Bi-monthly, Buckrail sits down with a local mover and shaker who plays a role in making Jackson, Jackson.
JACKSON, Wyo. — Joe Stone envisions a world with more representation.
And for over twelve years, he has been hard at work planting the seeds and pulling the weeds to bring this vision to life.
But the road to equality of opportunity and accessibility is a long one.
That’s why after sustaining a spinal injury in 2010, Stone has focused his efforts on making his own passion for outdoor sports accessible and inclusive of people with different abilities. In 2013, he founded the Joe Stone Foundation, which shared a similar mission with local nonprofit, Teton Adaptive. So when asked to join the team in 2020 as the Director of Mission, it was a no-brainer to unite forces.
Now, he finds himself in Jackson Hole, the land of all things “extreme”. But for Stone, it’s the best place to be.
“Jackson represents the ‘extreme’ in the outdoor sports industry, so if adaptive programs can succeed here, they can succeed anywhere,” said Stone.
Stone explained how in the United States, one in four individuals is disabled, yet there is still a force of separation that too often divides individuals with different abilities from the rest of the population. This separation is even more prominent in the outdoor sports industry.
But at Teton Adaptive, Stone and his team have changed that.
The Teton Adaptive approach is to provide training in adaptive sports activities so when the time comes for an individual of different abilities to ski, mountain bike, paraglide, or spend the day on the Snake, businesses don’t have to turn them away.
Teton Adaptive is the only program in the U.S. that uses this model. Throughout the rest of the country, programs have separate facilities for people with disabilities. Meanwhile, in Jackson Hole, Teton Adaptive’s programs are a collaboration between the nonprofit and the outdoor recreation organization.
This model has proved itself effective and successful. But to be effective it takes an educated and willing community to be inclusive and onboard.
Having individuals “dialed-in,” as Stone would say, is how these programs flourish. When Stone trains experts and instructors it’s relatively simple.

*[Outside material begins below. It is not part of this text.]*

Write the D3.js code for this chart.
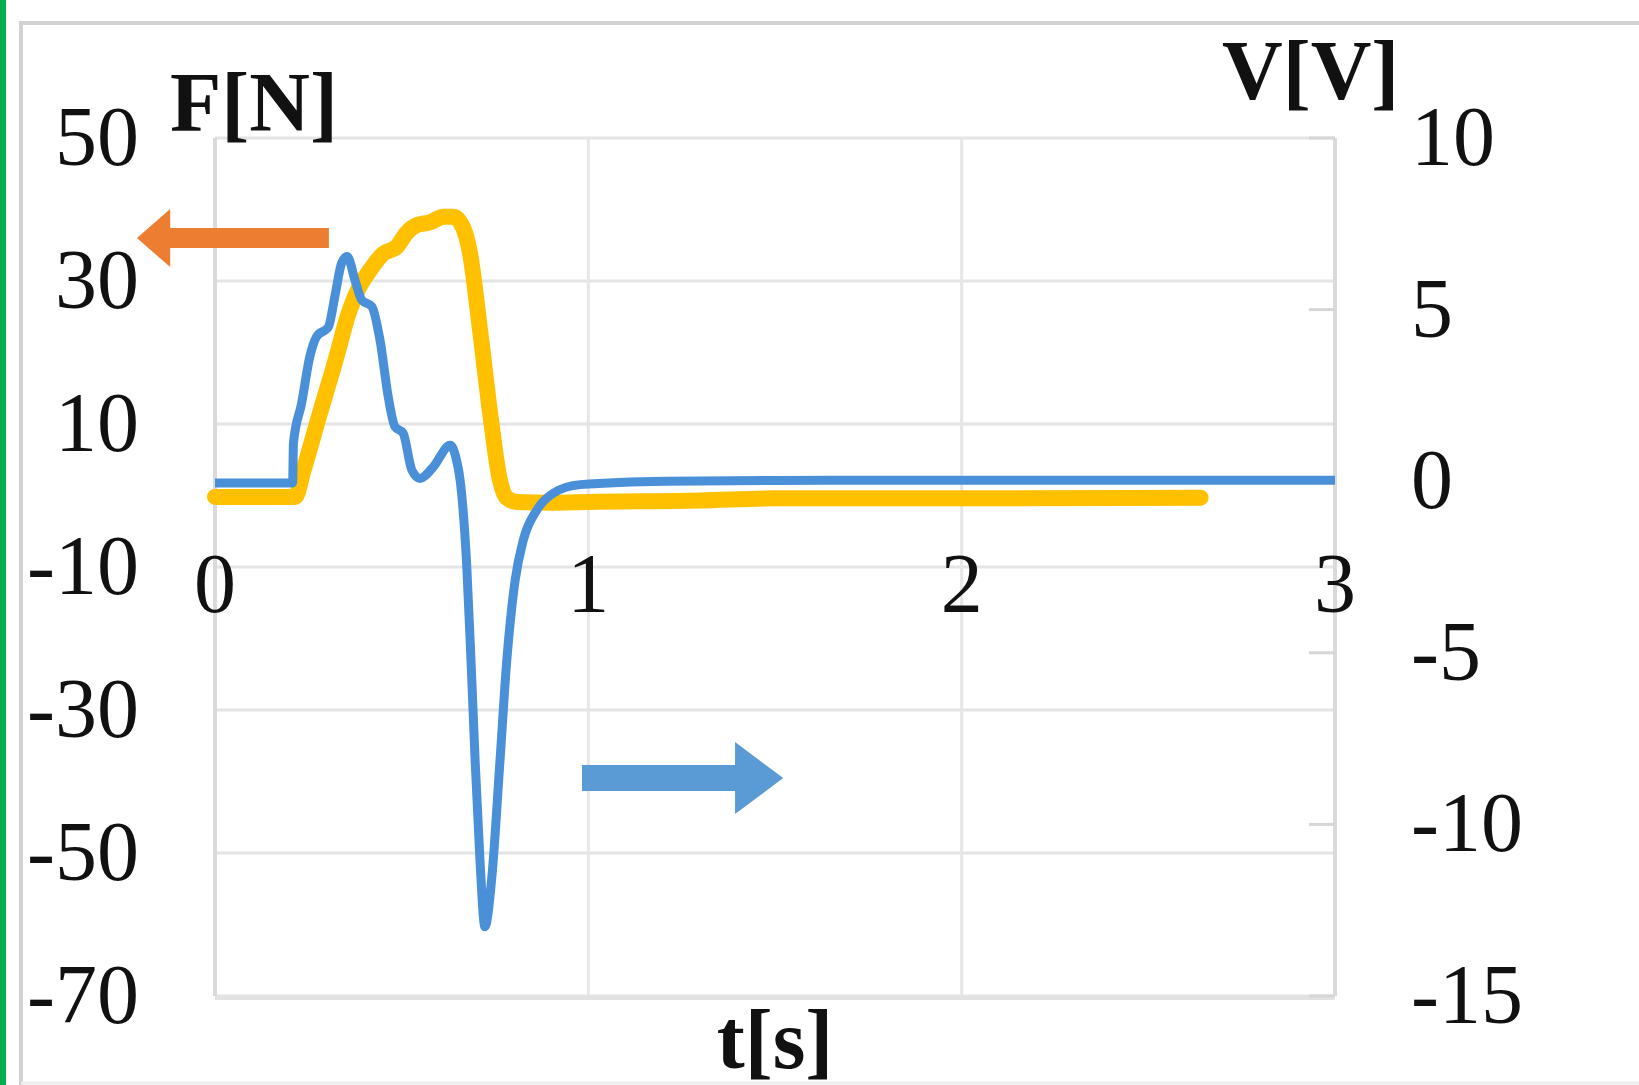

“It’s pretty easy to teach an expert,” said Stone.
When Teton Adaptive conducts its adaptive training with experts of respective sports, he says that at its core all that is required is enthusiasm and dedication. These experts have already formed and sharpened their skill set, they just have to build upon the foundation that exists to learn the adaptive accommodation to the sport.
To name a few, Teton Adaptive works alongside Jackson Hole Mountain Resort, Grand Targhee, Rendezvous River Sports, Jackson Hole Paragliding and Wheel Wranglers. Once these organizations are trained to serve people with disabilities they feel safe and empowered to welcome them.
Today, Stone and Teton Adaptive are facilitating this educational effort in the hopes that one day it will no longer be necessary.
“In the future, it would be ideal for the community to no longer lean on us,” said Stone.
But this vision, the one that Stone holds fast to, cannot come to life on its own and in a society where inclusion lacks across the board, he says.
He explains that the formula is a conscious, informed and educated community, and Stone’s work is well on its way to building a society that is just that.